Can AI automate security questionnaire responses accurately?

Yes, when grounded in the company's actual technical documentation rather than generic templates. The accuracy depends entirely on the quality of the underlying knowledge base. Tools that pull from current engineering docs, security policies, certifications, and prior questionnaire responses produce answers matching the company's real posture. Tools that generate from generic templates produce answers that look right but contain errors surfacing during audits. The most reliable pattern is human-in-the-loop: AI generates the first-pass with citations, security reviews, and ships, and engineers are pulled in only for novel questions where existing documentation doesn't cover the answer.

Should engineering own contract review for technical clauses?

Engineering shouldn't own contract review as a workflow, but engineering input is required for technical clauses involving data residency, encryption standards, infrastructure architecture, integrations, and SLA commitments. The mature pattern is for security and legal to own contract review with engineering documentation as the input source, not the engineering staff. When the underlying technical documentation is well-maintained and AI-accessible (as in the Context Engine architecture), security and legal can review technical clauses without paging engineers for routine questions. Engineering escalation should be reserved for genuinely novel commitments or proposed clause language that materially differs from current architecture.

What does an automated compliance workflow look like for engineering teams?
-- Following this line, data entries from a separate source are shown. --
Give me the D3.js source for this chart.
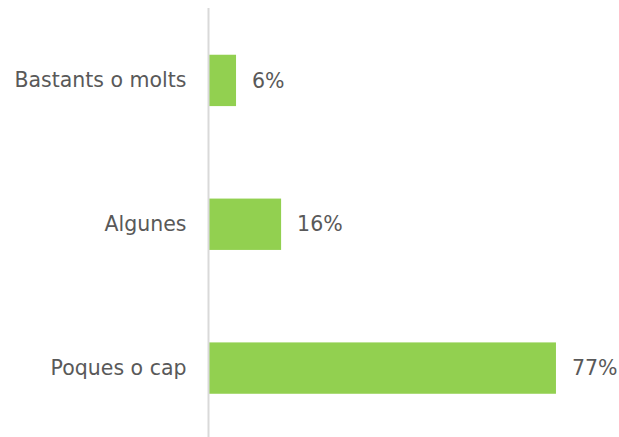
<!DOCTYPE html>
<html>
<head>
<meta charset="utf-8">
<script src="https://cdn.jsdelivr.net/npm/d3@7"></script>
<style>
  html, body { margin: 0; padding: 0; background: #ffffff; }
  svg { display: block; }
  text { font-family: "DejaVu Sans", "Open Sans", sans-serif; fill: #595959; }
</style>
</head>
<body>
<svg id="chart" width="619" height="437"></svg>
<script>
// Share of respondents by answer
const categories = ["Bastants o molts", "Algunes", "Poques o cap"];
const values = [0.06, 0.16, 0.77];
const valueLabels = ["6%", "16%", "77%"];

const width = 619, height = 437;
const axisX = 208.5;
const fontSize = 20.5;
const svg = d3.select("#chart");

const y = d3.scaleBand()
  .domain(categories)
  .range([8.5, 440])
  .paddingInner(0.643)
  .paddingOuter(0.3215);

const x = d3.scaleLinear()
  .domain([0, 0.8])
  .range([axisX + 0.5, axisX + 0.5 + 0.8 * 450.6]);

// bars
svg.append("g")
  .selectAll("rect")
  .data(categories)
  .join("rect")
  .attr("x", x(0))
  .attr("y", d => y(d))
  .attr("width", (d, i) => x(values[i]) - x(0))
  .attr("height", y.bandwidth())
  .attr("fill", "#92D050");

// category axis (labels only, with a light vertical line)
const axis = d3.axisLeft(y).tickSize(0).tickPadding(22);
const gAxis = svg.append("g")
  .attr("transform", `translate(${axisX},0)`)
  .call(axis);
gAxis.select(".domain").remove();
gAxis.selectAll("text")
  .attr("font-size", fontSize)
  .attr("font-family", null)
  .attr("fill", "#595959");

svg.append("line")
  .attr("x1", axisX).attr("x2", axisX)
  .attr("y1", 8).attr("y2", height)
  .attr("stroke", "#d9d9d9")
  .attr("stroke-width", 2);

// value labels
svg.append("g")
  .selectAll("text")
  .data(categories)
  .join("text")
  .attr("x", (d, i) => x(values[i]) + 16)
  .attr("y", d => y(d) + y.bandwidth() / 2)
  .attr("dy", "0.35em")
  .attr("font-size", fontSize)
  .text((d, i) => valueLabels[i]);
</script>
</body>
</html>
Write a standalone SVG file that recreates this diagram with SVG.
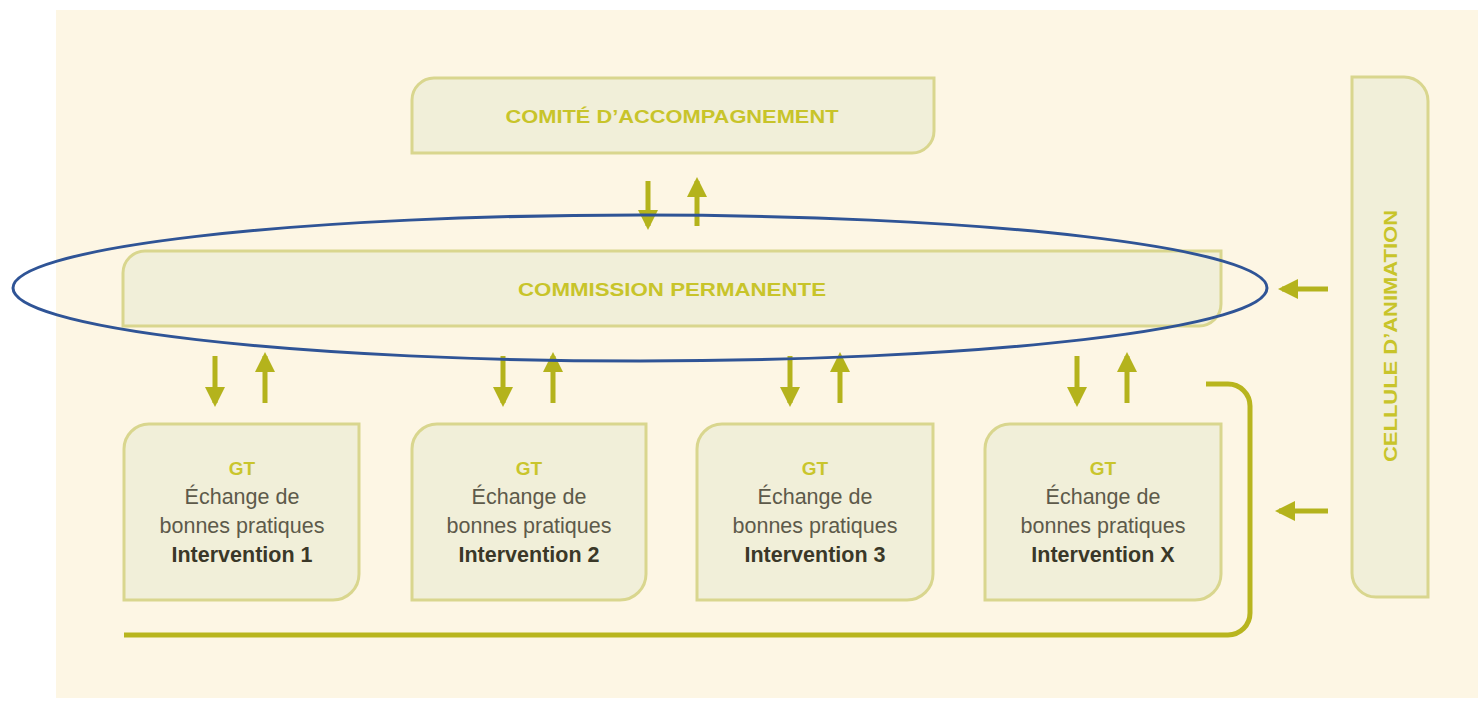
<svg xmlns="http://www.w3.org/2000/svg" width="1478" height="701" viewBox="0 0 1478 701">
<defs>
<style>
.bg{fill:#fdf6e4}
.box{fill:#f1efd9;stroke:#d9d68e;stroke-width:3}
.title{font-family:"Liberation Sans",Arial,sans-serif;font-weight:bold;fill:#c8c42a;text-anchor:middle}
.gt{font-family:"Liberation Sans",Arial,sans-serif;font-weight:bold;fill:#c9c52c;text-anchor:middle;font-size:19px}
.txt{font-family:"Liberation Sans",Arial,sans-serif;fill:#5d5a4a;text-anchor:middle;font-size:21.5px}
.btxt{font-family:"Liberation Sans",Arial,sans-serif;font-weight:bold;fill:#3a3828;text-anchor:middle;font-size:21.5px}
.arr{stroke:#b4b31c;stroke-width:5;fill:none;marker-end:url(#ah)}
.loop{stroke:#b8b51e;stroke-width:5;fill:none}
</style>
<marker id="ah" viewBox="0 0 10 10" refX="8" refY="5" markerWidth="4" markerHeight="4" markerUnits="strokeWidth" orient="auto">
<path d="M0,0 L10,5 L0,10 Z" fill="#b4b31c"/>
</marker>
</defs>
<rect class="bg" x="56" y="10" width="1422" height="688"/>

<g id="comite">
<path class="box" d="M434,78 H934 V131 A22,22 0 0 1 912,153 H412 V100 A22,22 0 0 1 434,78 Z"/>
<text class="title" x="672" y="123" font-size="19" textLength="333" lengthAdjust="spacingAndGlyphs">COMITÉ D’ACCOMPAGNEMENT</text>
</g>

<g id="commission">
<path class="box" d="M145,251 H1221 V304 A22,22 0 0 1 1199,326 H123 V273 A22,22 0 0 1 145,251 Z"/>
<text class="title" x="672" y="296" font-size="19" textLength="308" lengthAdjust="spacingAndGlyphs">COMMISSION PERMANENTE</text>
</g>

<g id="gt1">
<path class="box" d="M149,424 H359 V574 A26,26 0 0 1 333,600 H124 V449 A25,25 0 0 1 149,424 Z"/>
<text class="gt" x="242" y="475">GT</text>
<text class="txt" x="242" y="504">Échange de</text>
<text class="txt" x="242" y="533">bonnes pratiques</text>
<text class="btxt" x="242" y="562">Intervention 1</text>
</g>

<g id="gt2">
<path class="box" d="M437,424 H646 V574 A26,26 0 0 1 620,600 H412 V449 A25,25 0 0 1 437,424 Z"/>
<text class="gt" x="529" y="475">GT</text>
<text class="txt" x="529" y="504">Échange de</text>
<text class="txt" x="529" y="533">bonnes pratiques</text>
<text class="btxt" x="529" y="562">Intervention 2</text>
</g>

<g id="gt3">
<path class="box" d="M722,424 H933 V574 A26,26 0 0 1 907,600 H697 V449 A25,25 0 0 1 722,424 Z"/>
<text class="gt" x="815" y="475">GT</text>
<text class="txt" x="815" y="504">Échange de</text>
<text class="txt" x="815" y="533">bonnes pratiques</text>
<text class="btxt" x="815" y="562">Intervention 3</text>
</g>

<g id="gtx">
<path class="box" d="M1010,424 H1221 V574 A26,26 0 0 1 1195,600 H985 V449 A25,25 0 0 1 1010,424 Z"/>
<text class="gt" x="1103" y="475">GT</text>
<text class="txt" x="1103" y="504">Échange de</text>
<text class="txt" x="1103" y="533">bonnes pratiques</text>
<text class="btxt" x="1103" y="562">Intervention X</text>
</g>

<g id="cellule">
<path class="box" d="M1352,77 H1404 A24,24 0 0 1 1428,101 V597 H1376 A24,24 0 0 1 1352,573 Z"/>
<text class="title" x="0" y="0" font-size="19" textLength="252" lengthAdjust="spacingAndGlyphs" transform="translate(1397,336) rotate(-90)">CELLULE D’ANIMATION</text>
</g>

<g id="connectors">
<line class="arr" x1="648" y1="181" x2="648" y2="226"/>
<line class="arr" x1="697" y1="226" x2="697" y2="181"/>
<line class="arr" x1="215" y1="356" x2="215" y2="403"/>
<line class="arr" x1="265" y1="403" x2="265" y2="356"/>
<line class="arr" x1="503" y1="356" x2="503" y2="403"/>
<line class="arr" x1="553" y1="403" x2="553" y2="356"/>
<line class="arr" x1="790" y1="356" x2="790" y2="403"/>
<line class="arr" x1="840" y1="403" x2="840" y2="356"/>
<line class="arr" x1="1077" y1="356" x2="1077" y2="403"/>
<line class="arr" x1="1127" y1="403" x2="1127" y2="356"/>
<line class="arr" x1="1328" y1="289" x2="1282" y2="289"/>
<line class="arr" x1="1328" y1="511" x2="1279" y2="511"/>
<path class="loop" d="M1206,384 H1228 A22,22 0 0 1 1250,406 V613 A22,22 0 0 1 1228,635 H124"/>
</g>

<g id="highlight">
<ellipse cx="640" cy="288" rx="627" ry="73" fill="none" stroke="#2f5496" stroke-width="3"/>
</g>
</svg>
Four components: a single canonical knowledge base for technical documentation (often built on existing tools like Notion, Confluence, or GitHub-based docs), a Context Engine layer that ingests this documentation alongside security policies and prior responses, AI-powered automation that handles first-pass answer generation, and a clearly defined escalation protocol that pulls engineers in only for questions the system can't answer with confidence. Cyberbase implements this end-to-end, and Augment Code's team has used it to handle 8,356 DDQ questions, 2,966 contract redlines, and 155 contract reviews in six months while saving 743 hours of manual work.